You're talking about the possibility here of a missing explanatory variable (in your scenario, one that interacts with porn usage in its effect on erectile dysfunction).

It's not necessary to have an interaction for a problem like this to arise; you can get it as long as the ignored variable is not evenly distributed across the variables you do have (see Simpson's paradox, especially the diagram which shows that correlation can even have entirely the wrong sign if you ignore such a variable, even if the direction of the relationship is the same within both groups!).
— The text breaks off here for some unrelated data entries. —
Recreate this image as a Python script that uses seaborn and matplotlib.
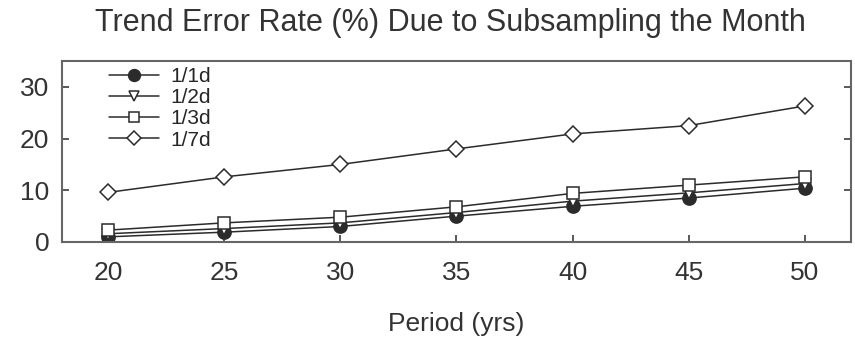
import matplotlib

matplotlib.use("Agg")
import matplotlib.pyplot as plt
import pandas as pd
import seaborn as sns

sns.set_theme(style="ticks")
plt.rcParams["font.family"] = ["Liberation Sans", "DejaVu Sans"]

INK = "#2b2b2b"

periods = [20, 25, 30, 35, 40, 45, 50]
rate_1d = [1.0, 1.9, 3.0, 5.0, 6.9, 8.5, 10.4]
rate_2d = [1.6, 2.6, 3.7, 5.7, 7.9, 9.5, 11.3]
rate_3d = [2.3, 3.7, 4.8, 6.8, 9.4, 11.0, 12.6]
rate_7d = [9.6, 12.6, 15.0, 18.0, 20.9, 22.5, 26.3]
series_names = ["1/1d", "1/2d", "1/3d", "1/7d"]
markers = ["o", "v", "s", "D"]
faces = [INK, "white", "white", "white"]
sizes = [9.5, 8, 8.5, 8.5]

df = pd.DataFrame({"period": periods * 4,
                   "rate": rate_1d + rate_2d + rate_3d + rate_7d,
                   "series": [s for s in series_names for _ in periods]})

fig = plt.figure(figsize=(8.55, 3.37), dpi=100)
ax = fig.add_axes([0.0725, 0.2819, 0.9228, 0.5371])

sns.lineplot(data=df, x="period", y="rate", hue="series", style="series",
             palette=[INK] * 4, markers=markers, dashes=False,
             linewidth=1.1, ax=ax, legend=False)
for line, fc, ms in zip(ax.lines, faces, sizes):
    line.set_markerfacecolor(fc)
    line.set_markeredgecolor(INK)
    line.set_markeredgewidth(1.1)
    line.set_markersize(ms)

handles = [plt.Line2D([], [], color=INK, lw=1.1, marker=m, markerfacecolor=fc,
                      markeredgecolor=INK, markeredgewidth=1.1, markersize=ms - 1)
           for m, fc, ms in zip(markers, faces, sizes)]
ax.legend(handles, series_names, loc="upper left", frameon=False,
          fontsize=15, handlelength=2.4, handletextpad=0.55,
          labelspacing=0.1, borderaxespad=0.0, borderpad=0.0,
          bbox_to_anchor=(0.06, 0.965))

ax.set_xlim(18, 52)
ax.set_ylim(0, 35)
ax.set_xticks(periods)
ax.set_yticks([0, 10, 20, 30])
ax.tick_params(direction="in", length=5, width=1.1, labelsize=19,
               colors=INK, labelcolor="#333333")
ax.tick_params(axis="y", right=True, pad=9)
ax.tick_params(axis="x", pad=14)
for sp in ax.spines.values():
    sp.set_visible(True)
    sp.set_color("#666666")
    sp.set_linewidth(1.5)
ax.set_xlabel("Period (yrs)", fontsize=19, labelpad=19, color="#333333")
ax.set_ylabel("")
fig.text(450 / 855, 1 - 8 / 337,
         "Trend Error Rate (%) Due to Subsampling the Month",
         fontsize=22, ha="center", va="top", color="#333333")

fig.savefig("out.png", dpi=100)
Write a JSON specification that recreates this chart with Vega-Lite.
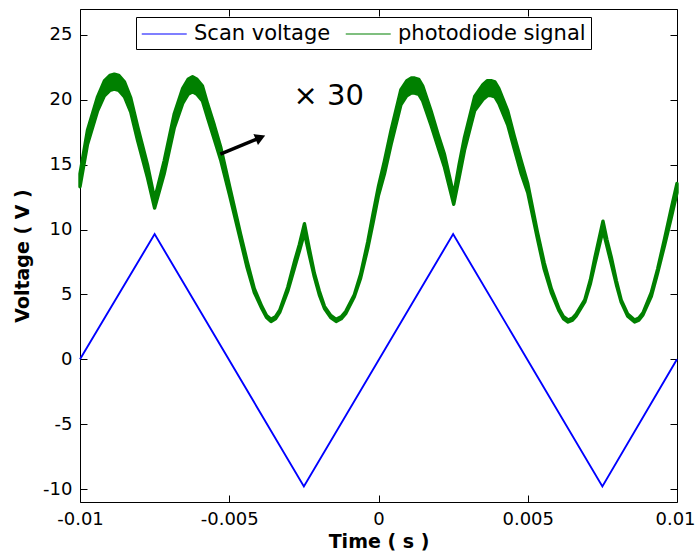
{
  "$schema": "https://vega.github.io/schema/vega-lite/v6.json",
  "width": 597,
  "height": 493,
  "autosize": {"type": "none"},
  "padding": {"left": 80, "top": 9, "right": 19, "bottom": 52},
  "background": "white",
  "config": {
    "view": {"stroke": "#000", "strokeWidth": 1},
    "axis": {
      "domain": false, "grid": false, "tickColor": "#000", "tickSize": -7, "tickWidth": 1,
      "labelFont": "DejaVu Sans", "labelFontSize": 18, "labelColor": "#000", "labelPadding": 15,
      "titleFont": "DejaVu Sans", "titleFontSize": 19, "titleFontWeight": "bold", "titleColor": "#000"
    }
  },
  "datasets": {
    "scan": [
      {"t": -0.01, "v": 0}, {"t": -0.0075, "v": 9.65}, {"t": -0.0025, "v": -9.8},
      {"t": 0.0025, "v": 9.65}, {"t": 0.0075, "v": -9.8}, {"t": 0.01, "v": 0}
    ],
    "pd": [
      {"t": -0.01, "v": 13.8, "lo": 13.3, "hi": 14.3},
      {"t": -0.00975, "v": 17.1, "lo": 16.55, "hi": 17.65},
      {"t": -0.00941, "v": 19.7, "lo": 19.15, "hi": 20.25},
      {"t": -0.00918, "v": 20.9, "lo": 20.32, "hi": 21.48},
      {"t": -0.009, "v": 21.3, "lo": 20.72, "hi": 21.88},
      {"t": -0.00885, "v": 21.4, "lo": 20.82, "hi": 21.98},
      {"t": -0.0087, "v": 21.3, "lo": 20.72, "hi": 21.88},
      {"t": -0.00851, "v": 20.8, "lo": 20.22, "hi": 21.38},
      {"t": -0.0083, "v": 19.6, "lo": 19.05, "hi": 20.15},
      {"t": -0.00807, "v": 17.4, "lo": 16.85, "hi": 17.95},
      {"t": -0.00774, "v": 14.5, "lo": 14.0, "hi": 15.0},
      {"t": -0.0075, "v": 12.0, "lo": 11.65, "hi": 12.35},
      {"t": -0.00718, "v": 14.8, "lo": 14.3, "hi": 15.3},
      {"t": -0.00684, "v": 18.4, "lo": 17.85, "hi": 18.95},
      {"t": -0.00656, "v": 20.3, "lo": 19.72, "hi": 20.88},
      {"t": -0.00638, "v": 21.0, "lo": 20.42, "hi": 21.58},
      {"t": -0.00623, "v": 21.2, "lo": 20.62, "hi": 21.78},
      {"t": -0.00608, "v": 21.0, "lo": 20.42, "hi": 21.58},
      {"t": -0.0059, "v": 20.5, "lo": 19.92, "hi": 21.08},
      {"t": -0.00572, "v": 19.1, "lo": 18.55, "hi": 19.65},
      {"t": -0.0055, "v": 17.5, "lo": 16.95, "hi": 18.05},
      {"t": -0.00528, "v": 15.8, "lo": 15.3, "hi": 16.3},
      {"t": -0.00499, "v": 13.0, "lo": 12.65, "hi": 13.35},
      {"t": -0.00462, "v": 9.4, "lo": 9.15, "hi": 9.65},
      {"t": -0.0044, "v": 7.3, "lo": 7.05, "hi": 7.55},
      {"t": -0.00416, "v": 5.3, "lo": 5.15, "hi": 5.45},
      {"t": -0.00391, "v": 4.0, "lo": 3.92, "hi": 4.08},
      {"t": -0.00375, "v": 3.3, "lo": 3.22, "hi": 3.38},
      {"t": -0.0036, "v": 3.0, "lo": 2.92, "hi": 3.08},
      {"t": -0.00345, "v": 3.2, "lo": 3.12, "hi": 3.28},
      {"t": -0.00331, "v": 3.7, "lo": 3.62, "hi": 3.78},
      {"t": -0.00304, "v": 5.4, "lo": 5.25, "hi": 5.55},
      {"t": -0.0028, "v": 7.4, "lo": 7.15, "hi": 7.65},
      {"t": -0.00265, "v": 8.6, "lo": 8.35, "hi": 8.85},
      {"t": -0.00248, "v": 10.1, "lo": 9.75, "hi": 10.45},
      {"t": -0.00232, "v": 8.3, "lo": 8.05, "hi": 8.55},
      {"t": -0.00215, "v": 6.5, "lo": 6.35, "hi": 6.65},
      {"t": -0.00198, "v": 5.1, "lo": 4.95, "hi": 5.25},
      {"t": -0.00181, "v": 4.0, "lo": 3.92, "hi": 4.08},
      {"t": -0.0016, "v": 3.3, "lo": 3.22, "hi": 3.38},
      {"t": -0.00142, "v": 3.0, "lo": 2.92, "hi": 3.08},
      {"t": -0.00125, "v": 3.2, "lo": 3.12, "hi": 3.28},
      {"t": -0.0011, "v": 3.6, "lo": 3.52, "hi": 3.68},
      {"t": -0.00081, "v": 4.9, "lo": 4.82, "hi": 4.98},
      {"t": -0.0006, "v": 6.4, "lo": 6.25, "hi": 6.55},
      {"t": -0.00036, "v": 8.8, "lo": 8.55, "hi": 9.05},
      {"t": -0.00018, "v": 10.9, "lo": 10.55, "hi": 11.25},
      {"t": 0.0, "v": 13.0, "lo": 12.65, "hi": 13.35},
      {"t": 0.0002, "v": 14.8, "lo": 14.3, "hi": 15.3},
      {"t": 0.00042, "v": 17.1, "lo": 16.55, "hi": 17.65},
      {"t": 0.00075, "v": 20.2, "lo": 19.62, "hi": 20.78},
      {"t": 0.00095, "v": 20.9, "lo": 20.32, "hi": 21.48},
      {"t": 0.0011, "v": 21.1, "lo": 20.52, "hi": 21.68},
      {"t": 0.00121, "v": 21.1, "lo": 20.52, "hi": 21.68},
      {"t": 0.00135, "v": 21.0, "lo": 20.42, "hi": 21.58},
      {"t": 0.00148, "v": 20.5, "lo": 19.92, "hi": 21.08},
      {"t": 0.00176, "v": 18.6, "lo": 18.05, "hi": 19.15},
      {"t": 0.002, "v": 16.8, "lo": 16.3, "hi": 17.3},
      {"t": 0.00221, "v": 15.3, "lo": 14.8, "hi": 15.8},
      {"t": 0.00252, "v": 12.3, "lo": 11.95, "hi": 12.65},
      {"t": 0.0027, "v": 14.5, "lo": 14.0, "hi": 15.0},
      {"t": 0.00288, "v": 16.6, "lo": 16.1, "hi": 17.1},
      {"t": 0.00322, "v": 19.7, "lo": 19.15, "hi": 20.25},
      {"t": 0.0035, "v": 20.6, "lo": 20.02, "hi": 21.18},
      {"t": 0.00365, "v": 20.9, "lo": 20.32, "hi": 21.48},
      {"t": 0.00377, "v": 20.9, "lo": 20.32, "hi": 21.48},
      {"t": 0.0039, "v": 20.8, "lo": 20.22, "hi": 21.38},
      {"t": 0.00403, "v": 20.3, "lo": 19.72, "hi": 20.88},
      {"t": 0.00433, "v": 18.6, "lo": 18.05, "hi": 19.15},
      {"t": 0.00455, "v": 16.7, "lo": 16.2, "hi": 17.2},
      {"t": 0.00478, "v": 14.8, "lo": 14.3, "hi": 15.3},
      {"t": 0.005, "v": 13.2, "lo": 12.85, "hi": 13.55},
      {"t": 0.00532, "v": 9.6, "lo": 9.35, "hi": 9.85},
      {"t": 0.00555, "v": 7.2, "lo": 6.95, "hi": 7.45},
      {"t": 0.00579, "v": 5.3, "lo": 5.15, "hi": 5.45},
      {"t": 0.00605, "v": 3.8, "lo": 3.72, "hi": 3.88},
      {"t": 0.0062, "v": 3.2, "lo": 3.12, "hi": 3.28},
      {"t": 0.00635, "v": 2.95, "lo": 2.87, "hi": 3.03},
      {"t": 0.0065, "v": 3.1, "lo": 3.02, "hi": 3.18},
      {"t": 0.00662, "v": 3.4, "lo": 3.32, "hi": 3.48},
      {"t": 0.00691, "v": 4.5, "lo": 4.42, "hi": 4.58},
      {"t": 0.0071, "v": 6.0, "lo": 5.85, "hi": 6.15},
      {"t": 0.00725, "v": 7.6, "lo": 7.35, "hi": 7.85},
      {"t": 0.00752, "v": 10.3, "lo": 9.95, "hi": 10.65},
      {"t": 0.00765, "v": 9.0, "lo": 8.75, "hi": 9.25},
      {"t": 0.0078, "v": 7.6, "lo": 7.35, "hi": 7.85},
      {"t": 0.00797, "v": 5.9, "lo": 5.75, "hi": 6.05},
      {"t": 0.00813, "v": 4.5, "lo": 4.42, "hi": 4.58},
      {"t": 0.00835, "v": 3.4, "lo": 3.32, "hi": 3.48},
      {"t": 0.00858, "v": 2.95, "lo": 2.87, "hi": 3.03},
      {"t": 0.00872, "v": 3.1, "lo": 3.02, "hi": 3.18},
      {"t": 0.00886, "v": 3.5, "lo": 3.42, "hi": 3.58},
      {"t": 0.00914, "v": 5.0, "lo": 4.85, "hi": 5.15},
      {"t": 0.00935, "v": 6.8, "lo": 6.65, "hi": 6.95},
      {"t": 0.00959, "v": 9.1, "lo": 8.85, "hi": 9.35},
      {"t": 0.0098, "v": 11.2, "lo": 10.85, "hi": 11.55},
      {"t": 0.01, "v": 13.2, "lo": 12.85, "hi": 13.55}
    ]
  },
  "layer": [
    {
      "data": {"name": "scan"},
      "mark": {"type": "line", "strokeWidth": 1.9},
      "encoding": {
        "x": {
          "field": "t", "type": "quantitative",
          "scale": {"domain": [-0.01, 0.01], "nice": false, "zero": false},
          "axis": {
            "values": [-0.01, -0.005, 0, 0.005, 0.01], "labelExpr": "'' + datum.value", "title": "Time ( s )",
            "labelFlush": false, "labelOverlap": false, "labelBound": false,
            "labelOffset": {"condition": {"test": "datum.value == 0.01", "value": -2}, "value": 0}
          }
        },
        "y": {
          "field": "v", "type": "quantitative",
          "scale": {"domain": [-11, 27], "nice": false, "zero": false},
          "axis": {"values": [-10, -5, 0, 5, 10, 15, 20, 25], "labelExpr": "'' + datum.value", "title": "Voltage ( V )", "titlePadding": 10}
        },
        "color": {
          "datum": "Scan voltage", "type": "nominal",
          "scale": {"domain": ["Scan voltage", "photodiode signal"], "range": ["#0000ff", "#008000"]},
          "legend": {
            "orient": "none", "legendX": 56, "legendY": 8, "direction": "horizontal",
            "fillColor": "#ffffff", "strokeColor": "#000000", "padding": 5,
            "symbolType": "M-1,0L3,0", "symbolSize": 506, "symbolStrokeWidth": 1.2, "symbolOpacity": 1,
            "labelFont": "DejaVu Sans", "labelFontSize": 21, "labelColor": "#000", "labelLimit": 400,
            "labelOffset": 29, "columnPadding": 12, "title": null
          }
        }
      }
    },
    {
      "data": {"name": "pd"},
      "mark": {"type": "area", "color": "#008000", "stroke": "#008000", "strokeWidth": 3.4, "strokeJoin": "round"},
      "encoding": {
        "x": {"field": "t", "type": "quantitative", "axis": null},
        "y": {"field": "lo", "type": "quantitative", "axis": null},
        "y2": {"field": "hi"}
      }
    },
    {
      "data": {"name": "pd"},
      "mark": {"type": "line", "strokeWidth": 1},
      "encoding": {
        "x": {"field": "t", "type": "quantitative", "axis": null},
        "y": {"field": "v", "type": "quantitative", "axis": null},
        "color": {"datum": "photodiode signal", "type": "nominal"}
      }
    },
    {
      "data": {"values": [{}]},
      "mark": {"type": "rule", "strokeWidth": 3.5, "color": "#000"},
      "encoding": {
        "x": {"datum": -0.005299, "type": "quantitative", "axis": null},
        "y": {"datum": 15.81, "type": "quantitative", "axis": null},
        "x2": {"datum": -0.004049},
        "y2": {"datum": 17.0}
      }
    },
    {
      "data": {"values": [{}]},
      "mark": {"type": "point", "shape": "triangle-right", "angle": 337.5, "size": 140, "filled": true, "color": "#000", "opacity": 1},
      "encoding": {
        "x": {"datum": -0.003955, "type": "quantitative", "axis": null},
        "y": {"datum": 17.09, "type": "quantitative", "axis": null}
      }
    },
    {
      "data": {"values": [{}]},
      "mark": {"type": "text", "text": "× 30", "font": "DejaVu Sans", "fontSize": 29, "align": "center", "baseline": "alphabetic", "color": "#000"},
      "encoding": {
        "x": {"datum": -0.00167, "type": "quantitative", "axis": {"orient": "top", "labels": false, "title": null, "values": [-0.01, -0.005, 0, 0.005, 0.01]}},
        "y": {"datum": 19.6, "type": "quantitative", "axis": {"orient": "right", "labels": false, "title": null, "values": [-10, -5, 0, 5, 10, 15, 20, 25]}}
      }
    }
  ],
  "resolve": {"axis": {"x": "independent", "y": "independent"}}
}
Clearly if you ignore an important variable, then that can lead to an important relationship looking like no relationship, or vice-versa (or worse make the correlation look like the opposite sign to what the actual conditional relationship is). Or there may be another variable that's causing both the ones you observe to change together, even though they're not connected.

There's also the issue that it's possible to have dependence that is not linear* -- two things may be strongly related but uncorrelated (e.g. what if erectile dysfunction is highest if you watch no porn and if you watch a lot of porn, and lowest in between? That could show up as zero correlation, but would not imply that you are safe with all levels of porn activity).

*(see bottom row of first diagram there Edit: the image also appears in pzsolt's answer)

There are a variety of other ways in which you might have what looks like zero correlation not implying "no relationship" --- or conversely, there are a number of situations where there appears to be a relationship but there's really no causal connection at all.

There's much more that could be said -- for example, I haven't even touched on spurious regression yet (though it's related to some of the things I have mentioned).